• **Given problem**
Each line of the listing that contains the word "with" is to be copied.

*** Record set ***

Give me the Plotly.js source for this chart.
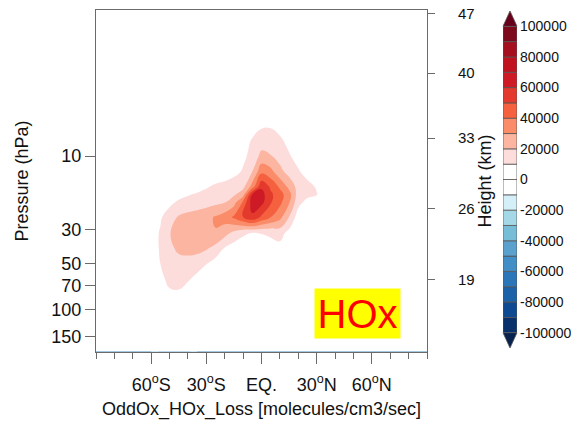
<!DOCTYPE html>
<html>
<head>
<meta charset="utf-8">
<script src="https://cdn.plot.ly/plotly-3.0.1.min.js"></script>
<style>html,body{margin:0;padding:0;background:#fff;}#chart{width:576px;height:422px;}</style>
</head>
<body>
<div id="chart"></div>
<script>
// Latitude grid (degrees) and pressure grid (hPa)
const latitudes = [-90,-70,-65,-60,-55,-50,-45,-40,-35,-30,-25,-20,-15,-10,-5,0,5,10,15,20,25,30,35,40,50,90];
const pressures = [1.12,4,5,6.3,8,10,12.6,15.8,17.8,20,25,31.6,40,50,63,80,100,187];

// OddOx HOx loss [molecules/cm3/sec], one row per pressure level
const loss_p001 = [0,0,0,0,0,0,0,0,0,0,0,0,0,0,0,0,0,0,0,0,0,0,0,0,0,0];
const loss_p004 = [0,0,0,0,0,0,0,0,0,0,0,0,0,0,1000,2000,2000,1000,0,0,0,0,0,0,0,0];
const loss_p005 = [0,0,0,0,0,0,0,0,0,0,0,0,0,1500,3000,5000,5000,3000,1500,0,0,0,0,0,0,0];
const loss_p006 = [0,0,0,0,0,0,0,0,0,0,0,0,1500,3000,6000,8500,8500,6000,3000,1500,0,0,0,0,0,0];
const loss_p008 = [0,0,0,0,0,0,0,0,0,0,1000,2500,4000,6000,11000,15000,16000,12000,7000,4000,2000,1000,0,0,0,0];
const loss_p010 = [0,0,0,0,0,0,0,0,0,2000,2500,3500,5000,8000,13000,23000,20500,16000,11000,6000,3000,1500,500,0,0,0];
const loss_p013 = [0,0,0,0,0,0,0,1500,2000,2500,3500,4500,7000,11000,20000,37000,33000,23000,16000,11000,6000,3000,1500,500,0,0];
const loss_p016 = [0,0,0,0,0,1500,2500,3500,5000,9000,11500,13000,15000,17000,34000,58000,48000,38000,27000,16000,13000,9000,3000,1000,0,0];
const loss_p018 = [0,0,0,0,2000,4000,6000,9000,11500,12500,14000,16000,18500,26000,61000,64000,52000,44000,34000,15000,12500,10500,3000,500,0,0];
const loss_p020 = [0,0,500,2000,4000,7000,12000,14000,15000,16000,17500,19500,26000,42000,65000,63000,51000,42500,31000,13000,7000,3000,1000,0,0,0];
const loss_p025 = [0,0,1000,3000,8500,16000,21000,23000,24500,27000,31000,35000,41500,51000,58000,48000,40000,33000,19500,5000,2000,500,0,0,0,0];
const loss_p032 = [0,0,1500,5000,11000,19500,24000,25500,26500,28500,29500,24000,17500,12000,10000,10500,12000,14000,7000,2500,500,0,0,0,0,0];
const loss_p040 = [0,0,1000,5000,11000,17000,22500,24000,23500,21000,16500,9000,5000,3500,3500,4000,5500,6500,3000,1000,0,0,0,0,0,0];
const loss_p050 = [0,0,1000,5000,10000,14000,15500,15500,14000,10500,6000,3000,1500,1000,1000,1000,1500,1500,500,0,0,0,0,0,0,0];
const loss_p063 = [0,0,500,3000,8000,12000,13000,11000,7500,4000,2000,1000,500,0,0,0,0,0,0,0,0,0,0,0,0,0];
const loss_p080 = [0,0,0,1500,5000,8500,8500,5500,3000,1500,500,0,0,0,0,0,0,0,0,0,0,0,0,0,0,0];
const loss_p100 = [0,0,0,500,2500,4000,4000,2500,1000,0,0,0,0,0,0,0,0,0,0,0,0,0,0,0,0,0];
const loss_p187 = [0,0,0,0,0,0,0,0,0,0,0,0,0,0,0,0,0,0,0,0,0,0,0,0,0,0];

// Axis tick labels
const latTickVals = [-60,-30,0,30,60];
const latTickText = ['60<sup>o</sup>S','30<sup>o</sup>S','EQ.','30<sup>o</sup>N','60<sup>o</sup>N'];
const presTickVals = [10,30,50,70,100,150];
const presTickText = ['10','30','50','70','100','150'];
const heightKm = ['47','40','33','26','19'];
const heightPressure = [1.18,2.89,7.64,22.1,64.0];

// Contour levels and colour bands, from -100000 up to 100000
const levelStart = -100000, levelEnd = 100000, levelStep = 10000;
const bandLower = [-100000,-90000,-80000,-70000,-60000,-50000,-40000,-30000,-20000,-10000,
                   0,10000,20000,30000,40000,50000,60000,70000,80000,90000];
const bandColors = ['#08306b','#0d4a92','#1b62a8','#2a76b8','#428ec6','#5aa1ce','#78bdd8','#a5d8e6','#d5eff8','#ffffff',
                    '#ffffff','#fddcdc','#fcb5a0','#fb8c6a','#f5603f','#e33a2d','#cd1a26','#c0121f','#a50f1e','#7d0a1b'];
const underColor = '#08224f', overColor = '#67001a';
const cbTickVals = [-100000,-80000,-60000,-40000,-20000,0,20000,40000,60000,80000,100000];

const zRows = [loss_p001,loss_p004,loss_p005,loss_p006,loss_p008,loss_p010,loss_p013,loss_p016,loss_p018,loss_p020,
               loss_p025,loss_p032,loss_p040,loss_p050,loss_p063,loss_p080,loss_p100,loss_p187];

// step colour scale: under band, 20 level bands, over band
const allBands = [underColor].concat(bandColors, [overColor]);
const n = allBands.length;
const colorscale = [];
for (let k = 0; k < n; k++) {
  const a = k === 0 ? 0 : (k - 0.5) / (n - 1);
  const b = k === n - 1 ? 1 : (k + 0.5) / (n - 1);
  colorscale.push([a, allBands[k]]);
  colorscale.push([b, allBands[k]]);
}

// layout geometry (pixels)
const W = 576, H = 422, ML = 96, MR = 59, MT = 10, MB = 70;
const PW = W - ML - MR, PH = H - MT - MB;
const plotRight = 427;
const cbTop = 26.3, cbBot = 332.7, cbX0 = 503, cbX1 = 517;
const px = x => (x - ML) / PW;
const py = y => (H - MB - y) / PH;

const FONT = 'Liberation Sans, Arial, Helvetica, sans-serif';
const AX = '#6a6a6a';

const contourTrace = {
  type: 'contour',
  x: latitudes,
  y: pressures,
  z: zRows,
  colorscale: colorscale,
  autocontour: false,
  contours: {start: levelStart, end: levelEnd, size: levelStep, coloring: 'fill', showlines: false},
  line: {width: 0, smoothing: 1.3},
  showscale: false,
  hoverinfo: 'skip'
};

// invisible trace so the right-hand height axis is rendered
const axisTrace = {type: 'scatter', x: [0], y: [10], yaxis: 'y2', mode: 'markers', marker: {opacity: 0}, hoverinfo: 'skip', showlegend: false};

// label bar drawn from the level bands
const labelBar = {
  type: 'bar', xaxis: 'x3', yaxis: 'y3',
  x: bandLower.map(() => 0), base: bandLower, y: bandLower.map(() => levelStep),
  width: 1,
  marker: {color: bandColors, line: {color: '#555', width: 0.8}},
  hoverinfo: 'skip', showlegend: false
};

const triTop = `M ${px(cbX0)} ${py(cbTop)} L ${px(cbX1)} ${py(cbTop)} L ${px((cbX0 + cbX1) / 2)} ${py(11)} Z`;
const triBot = `M ${px(cbX0)} ${py(cbBot)} L ${px(cbX1)} ${py(cbBot)} L ${px((cbX0 + cbX1) / 2)} ${py(348)} Z`;

const layout = {
  width: W, height: H,
  margin: {l: ML, r: MR, t: MT, b: MB},
  paper_bgcolor: '#ffffff', plot_bgcolor: '#ffffff',
  font: {family: FONT, color: '#111'},
  showlegend: false,
  barmode: 'overlay',
  xaxis: {
    domain: [0, px(plotRight)],
    range: [-90, 90], tickmode: 'array', tickvals: latTickVals, ticktext: latTickText,
    ticks: 'outside', ticklen: 11, tickwidth: 1, tickcolor: AX, ticklabelstandoff: 5,
    minor: {tickmode: 'linear', tick0: 0, dtick: 10, ticks: 'outside', ticklen: 6, tickcolor: AX},
    showline: true, linecolor: AX, linewidth: 1, mirror: true,
    showgrid: false, zeroline: false,
    tickfont: {family: FONT, size: 18, color: '#111'},
    title: {text: 'OddOx_HOx_Loss [molecules/cm3/sec]', font: {family: FONT, size: 18, color: '#111'}, standoff: 8}
  },
  yaxis: {
    type: 'log', range: [Math.log10(188.1), Math.log10(1.124)],
    tickmode: 'array', tickvals: presTickVals, ticktext: presTickText,
    ticks: 'outside', ticklen: 10, tickcolor: AX, ticklabelstandoff: 0,
    showline: true, linecolor: AX, linewidth: 1, mirror: false,
    showgrid: false, zeroline: false,
    tickfont: {family: FONT, size: 18, color: '#111'},
    title: {text: 'Pressure (hPa)', font: {family: FONT, size: 18, color: '#111'}, standoff: 18}
  },
  yaxis2: {
    type: 'log', overlaying: 'y', side: 'right', anchor: 'x',
    range: [Math.log10(188.1), Math.log10(1.124)],
    tickmode: 'array', tickvals: heightPressure, ticktext: heightKm,
    ticks: 'outside', ticklen: 7, tickcolor: AX, ticklabelstandoff: 20,
    showline: true, linecolor: AX, linewidth: 1,
    showgrid: false, zeroline: false,
    tickfont: {family: FONT, size: 15, color: '#111'},
    title: {text: 'Height (km)', font: {family: FONT, size: 18, color: '#111'}, standoff: 0}
  },
  xaxis3: {
    domain: [px(cbX0), px(cbX1)], anchor: 'y3', range: [-0.5, 0.5],
    visible: false, fixedrange: true
  },
  yaxis3: {
    domain: [py(cbBot), py(cbTop)], anchor: 'x3', side: 'right',
    range: [levelStart, levelEnd], tickmode: 'array', tickvals: cbTickVals, ticktext: cbTickVals.map(String),
    ticks: '', ticklabelstandoff: 2, showline: false, showgrid: false, zeroline: false, fixedrange: true,
    tickfont: {family: FONT, size: 14, color: '#111'}
  },
  annotations: [{
    xref: 'paper', yref: 'paper', x: px(357.5), y: py(313.8), xanchor: 'center', yanchor: 'middle',
    text: 'HOx', showarrow: false, bgcolor: '#ffff00', borderpad: 0, width: 85, height: 49,
    font: {family: FONT, size: 40, color: '#ff0000'}
  }],
  shapes: [
    {type: 'path', xref: 'paper', yref: 'paper', path: triTop, fillcolor: overColor, line: {color: '#555', width: 0.8}},
    {type: 'path', xref: 'paper', yref: 'paper', path: triBot, fillcolor: underColor, line: {color: '#555', width: 0.8}}
  ]
};

Plotly.newPlot('chart', [contourTrace, axisTrace, labelBar], layout, {staticPlot: true, displayModeBar: false});
</script>
</body>
</html>
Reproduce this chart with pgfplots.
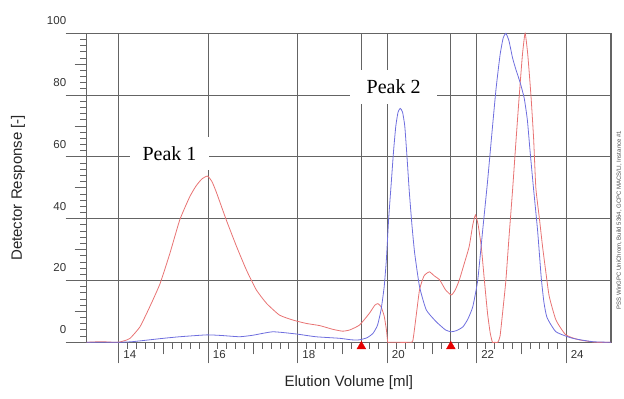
\documentclass[border=0pt]{standalone}
\usepackage{pgfplots}
\pgfplotsset{compat=1.18}
\usepackage{fontspec}
\setmainfont{Liberation Sans}
\newfontfamily\seriffont{Liberation Serif}
\definecolor{gridgray}{RGB}{100,100,100}
\definecolor{cred}{RGB}{232,115,115}
\definecolor{cblue}{RGB}{110,110,222}
\begin{document}
\begin{tikzpicture}
\useasboundingbox (-86.7pt,-56.7pt) rectangle (537.3pt,342.3pt);
\begin{axis}[
  at={(0pt,0pt)}, anchor=south west,
  scale only axis, width=524.3pt, height=309pt,
  xmin=13.28, xmax=25, ymin=0, ymax=100,
  xtick={14,16,...,24}, ytick={0,20,...,100},
  minor x tick num=9, minor y tick num=9,
  tick align=outside, xtick pos=bottom, ytick pos=left,
  major tick length=21pt, minor tick length=6.5pt,
  grid=major,
  major grid style={gridgray, line width=1.1pt},
  axis line style={gridgray, line width=1.1pt},
  every tick/.style={gridgray, line width=0.9pt},
  tick label style={font=\fontsize{11.5}{13}\selectfont, text=black!80},
  /pgf/number format/assume math mode=true,
  xticklabel style={anchor=north west, yshift=16pt, xshift=1pt},
  yticklabel style={anchor=south east, xshift=4pt, yshift=5pt},
  extra x ticks={15,17,19,21,23},
  extra y ticks={10,30,50,70,90},
  extra tick style={grid=none, major tick length=12pt},
  extra x tick labels={}, extra y tick labels={},
  xlabel={Elution Volume [ml]},
  ylabel={Detector Response [-]},
  label style={font=\fontsize{15}{17}\selectfont, text=black!85},
  xlabel style={at={(axis description cs:0.5,-0.13)}, anchor=center},
  ylabel style={at={(axis description cs:-0.131,0.5)}, anchor=center},
  clip=false,
]
% marker lines
\addplot[gridgray, line width=1.1pt] coordinates {(19.42,0) (19.42,100)};
\addplot[gridgray, line width=1.1pt] coordinates {(21.42,0) (21.42,100)};
% red trace
\addplot[cred, line width=0.8pt, smooth, tension=0.3] coordinates {
(13.28,0) (13.6,0.2) (13.9,0) (14.02,0.1) (14.12,0.5) (14.25,1.3) (14.47,5) (14.69,11.5) (14.92,19) (15.14,28.8) (15.36,39.6) (15.58,47) (15.72,50.5) (15.85,52.8) (15.98,53.8) (16.08,52) (16.18,48.5) (16.4,39.6) (16.63,31) (16.85,23.4) (17.07,17) (17.3,12.6) (17.59,8.8) (17.89,7.2) (18.19,6.1) (18.49,5.4) (18.78,4.2) (19.0,3.6) (19.16,4.0) (19.38,5.6) (19.6,9.4) (19.72,12) (19.79,12.5) (19.86,11.5) (19.93,8.5) (19.98,4) (20.01,0) (20.05,0) (20.5,0) (20.57,0.5) (20.64,8) (20.72,17) (20.82,21.5) (20.94,22.8) (21.05,21.5) (21.17,20.2) (21.3,17) (21.43,15.3) (21.52,17) (21.61,20.2) (21.72,25.5) (21.83,31) (21.91,38) (21.97,41.2) (22.03,38) (22.1,31) (22.17,20) (22.24,9.4) (22.3,3) (22.35,0) (22.4,0) (22.47,0) (22.52,2) (22.58,10) (22.65,20) (22.72,34) (22.8,49.3) (22.88,66) (22.95,80) (23.02,93) (23.08,100) (23.14,93) (23.21,80) (23.27,66) (23.32,50) (23.4,40) (23.47,31) (23.55,22) (23.62,14.8) (23.77,7.2) (23.99,2.4) (24.29,0.8) (24.66,0) (25,0)
};
% blue trace
\addplot[cblue, line width=0.8pt, smooth, tension=0.3] coordinates {
(13.28,0) (14.0,0) (14.3,0.2) (14.62,0.7) (15.0,1.3) (15.36,1.8) (15.96,2.4) (16.3,2.2) (16.7,1.8) (17.0,2.3) (17.44,3.4) (17.96,2.7) (18.4,1.8) (18.93,1.3) (19.2,0.8) (19.38,0.8) (19.55,1.5) (19.68,2.9) (19.78,5.5) (19.86,10.5) (19.93,18) (19.98,27) (20.03,40) (20.09,52) (20.14,62) (20.19,70) (20.24,74.5) (20.29,75.7) (20.34,74.5) (20.39,70) (20.44,60) (20.49,49) (20.55,38) (20.61,29) (20.72,18) (20.87,10.5) (21.09,6.7) (21.3,4) (21.43,3.4) (21.55,3.8) (21.69,5) (21.8,7.5) (21.91,11.5) (22.02,20) (22.13,36) (22.24,52) (22.34,68) (22.43,82) (22.52,93) (22.59,98.5) (22.65,100) (22.72,97.5) (22.8,92) (22.88,88) (22.97,84) (23.06,79) (23.13,72) (23.19,62) (23.26,51) (23.36,36) (23.44,21) (23.5,13) (23.57,8) (23.77,3.4) (24.14,1.3) (24.59,0.2) (25,0)
};
% injection markers
\addplot[only marks, mark=triangle*, mark size=5pt, color=red!90!black] coordinates {(19.42,-1.3) (21.42,-1.3)};
% peak labels
\node[fill=white, inner xsep=13pt, inner ysep=9pt, font=\seriffont\fontsize{20}{22}\selectfont] at (axis cs:15.13,61.1) {Peak 1};
\node[fill=white, inner xsep=16.5pt, inner ysep=10pt, font=\seriffont\fontsize{20}{22}\selectfont] at (axis cs:20.14,82.6) {Peak 2};
\end{axis}
\node[rotate=90, font=\fontsize{6}{7}\selectfont, text=black!70] at (532.3pt,122.3pt) {PSS WinGPC UniChrom, Build 5364, GCPC MACS/LI, Instance \#1};
\end{tikzpicture}
\end{document}
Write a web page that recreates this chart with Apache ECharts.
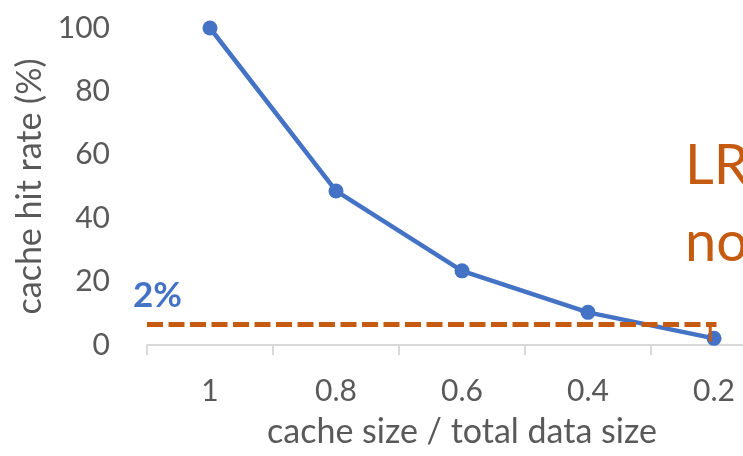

***

• **Task answer**
Reproduce this chart with pgfplots.
Write a web page that recreates this chart with Apache ECharts.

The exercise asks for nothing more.